- _Data shown_

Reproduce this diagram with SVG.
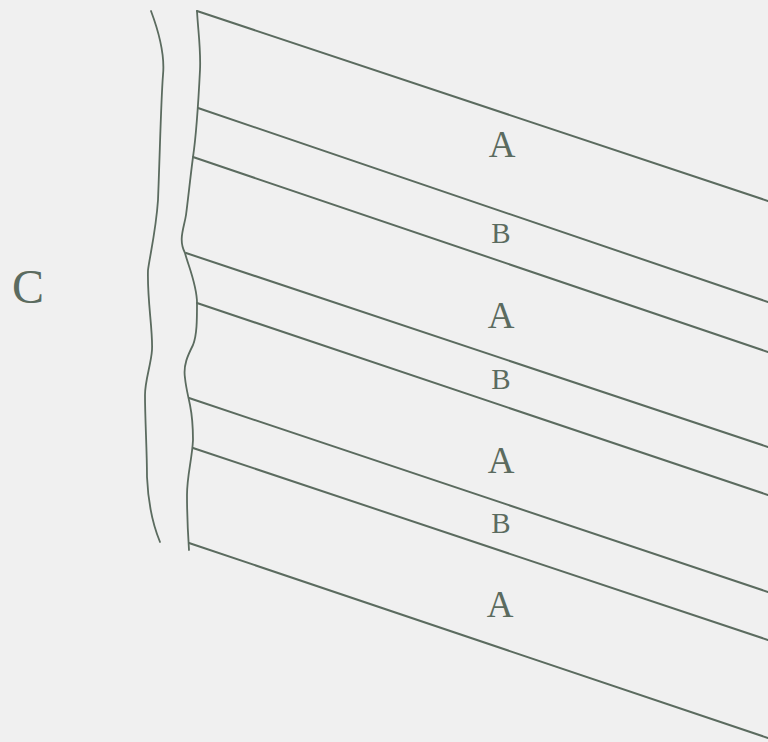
<svg xmlns="http://www.w3.org/2000/svg" width="768" height="742" viewBox="0 0 768 742">
<style>
.ln{fill:none;stroke:#5b6b5f;stroke-width:2;stroke-linecap:round;stroke-linejoin:round}
.bd{fill:none;stroke:#5b6b5f;stroke-width:1.8;stroke-linecap:round}
.t{font-family:"Liberation Serif","DejaVu Serif",serif;fill:#5b6b5f;text-anchor:middle}
.a{font-size:37px}
.b{font-size:29px}
</style>
<rect width="768" height="742" fill="#f0f0f0"/>
<g id="boundary-outer">
<path class="bd" d="M151,11 C160,35 165,55 163,75 C161,100 160,150 158,200 C156,230 150,255 148,270 C147,300 153,330 152,350 C151,365 145,380 145,395 C145,420 147,450 147,477 C148,500 153,525 160,542"/>
</g>
<g id="boundary-inner">
<path class="bd" d="M197,11 C198,30 201,50 200,70 C199,90 197,130 193,157 C190,180 188,200 186,215 C184,228 178,240 185,253 C188,265 197,285 197,303 C197,320 197,335 193,345 C188,355 183,365 185,378 C186,388 188,395 190,405 C192,415 193,425 193,440 C192,460 187,475 187,495 C187,515 188,535 189,550"/>
</g>
<g id="connectors">
<line class="ln" x1="197" y1="11" x2="768" y2="201"/>
<line class="ln" x1="198" y1="108" x2="768" y2="302"/>
<line class="ln" x1="193" y1="157" x2="768" y2="352"/>
<line class="ln" x1="186" y1="253" x2="768" y2="447"/>
<line class="ln" x1="197" y1="303" x2="768" y2="495"/>
<line class="ln" x1="189" y1="398" x2="768" y2="592"/>
<line class="ln" x1="193" y1="448" x2="768" y2="640"/>
<line class="ln" x1="189" y1="543" x2="768" y2="738"/>
</g>
<g id="label-C"><text class="t" x="28" y="303" font-size="48">C</text></g>
<g id="layer-1"><text class="t a" x="502" y="157">A</text></g>
<g id="layer-2"><text class="t b" x="501" y="243">B</text></g>
<g id="layer-3"><text class="t a" x="501" y="328">A</text></g>
<g id="layer-4"><text class="t b" x="501" y="389">B</text></g>
<g id="layer-5"><text class="t a" x="501" y="473">A</text></g>
<g id="layer-6"><text class="t b" x="501" y="533">B</text></g>
<g id="layer-7"><text class="t a" x="500" y="617">A</text></g>
</svg>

- _Directive_
In your copy, leave out the pictures and reproduce the material above exactly.

- _Exercise result_
Reproduce this diagram with SVG.
<svg xmlns="http://www.w3.org/2000/svg" width="768" height="742" viewBox="0 0 768 742">
<style>
.ln{fill:none;stroke:#5b6b5f;stroke-width:2;stroke-linecap:round;stroke-linejoin:round}
.bd{fill:none;stroke:#5b6b5f;stroke-width:1.8;stroke-linecap:round}
.t{font-family:"Liberation Serif","DejaVu Serif",serif;fill:#5b6b5f;text-anchor:middle}
.a{font-size:37px}
.b{font-size:29px}
</style>
<rect width="768" height="742" fill="#f0f0f0"/>
<g id="boundary-outer">
<path class="bd" d="M151,11 C160,35 165,55 163,75 C161,100 160,150 158,200 C156,230 150,255 148,270 C147,300 153,330 152,350 C151,365 145,380 145,395 C145,420 147,450 147,477 C148,500 153,525 160,542"/>
</g>
<g id="boundary-inner">
<path class="bd" d="M197,11 C198,30 201,50 200,70 C199,90 197,130 193,157 C190,180 188,200 186,215 C184,228 178,240 185,253 C188,265 197,285 197,303 C197,320 197,335 193,345 C188,355 183,365 185,378 C186,388 188,395 190,405 C192,415 193,425 193,440 C192,460 187,475 187,495 C187,515 188,535 189,550"/>
</g>
<g id="connectors">
<line class="ln" x1="197" y1="11" x2="768" y2="201"/>
<line class="ln" x1="198" y1="108" x2="768" y2="302"/>
<line class="ln" x1="193" y1="157" x2="768" y2="352"/>
<line class="ln" x1="186" y1="253" x2="768" y2="447"/>
<line class="ln" x1="197" y1="303" x2="768" y2="495"/>
<line class="ln" x1="189" y1="398" x2="768" y2="592"/>
<line class="ln" x1="193" y1="448" x2="768" y2="640"/>
<line class="ln" x1="189" y1="543" x2="768" y2="738"/>
</g>
<g id="label-C"><text class="t" x="28" y="303" font-size="48">C</text></g>
<g id="layer-1"><text class="t a" x="502" y="157">A</text></g>
<g id="layer-2"><text class="t b" x="501" y="243">B</text></g>
<g id="layer-3"><text class="t a" x="501" y="328">A</text></g>
<g id="layer-4"><text class="t b" x="501" y="389">B</text></g>
<g id="layer-5"><text class="t a" x="501" y="473">A</text></g>
<g id="layer-6"><text class="t b" x="501" y="533">B</text></g>
<g id="layer-7"><text class="t a" x="500" y="617">A</text></g>
</svg>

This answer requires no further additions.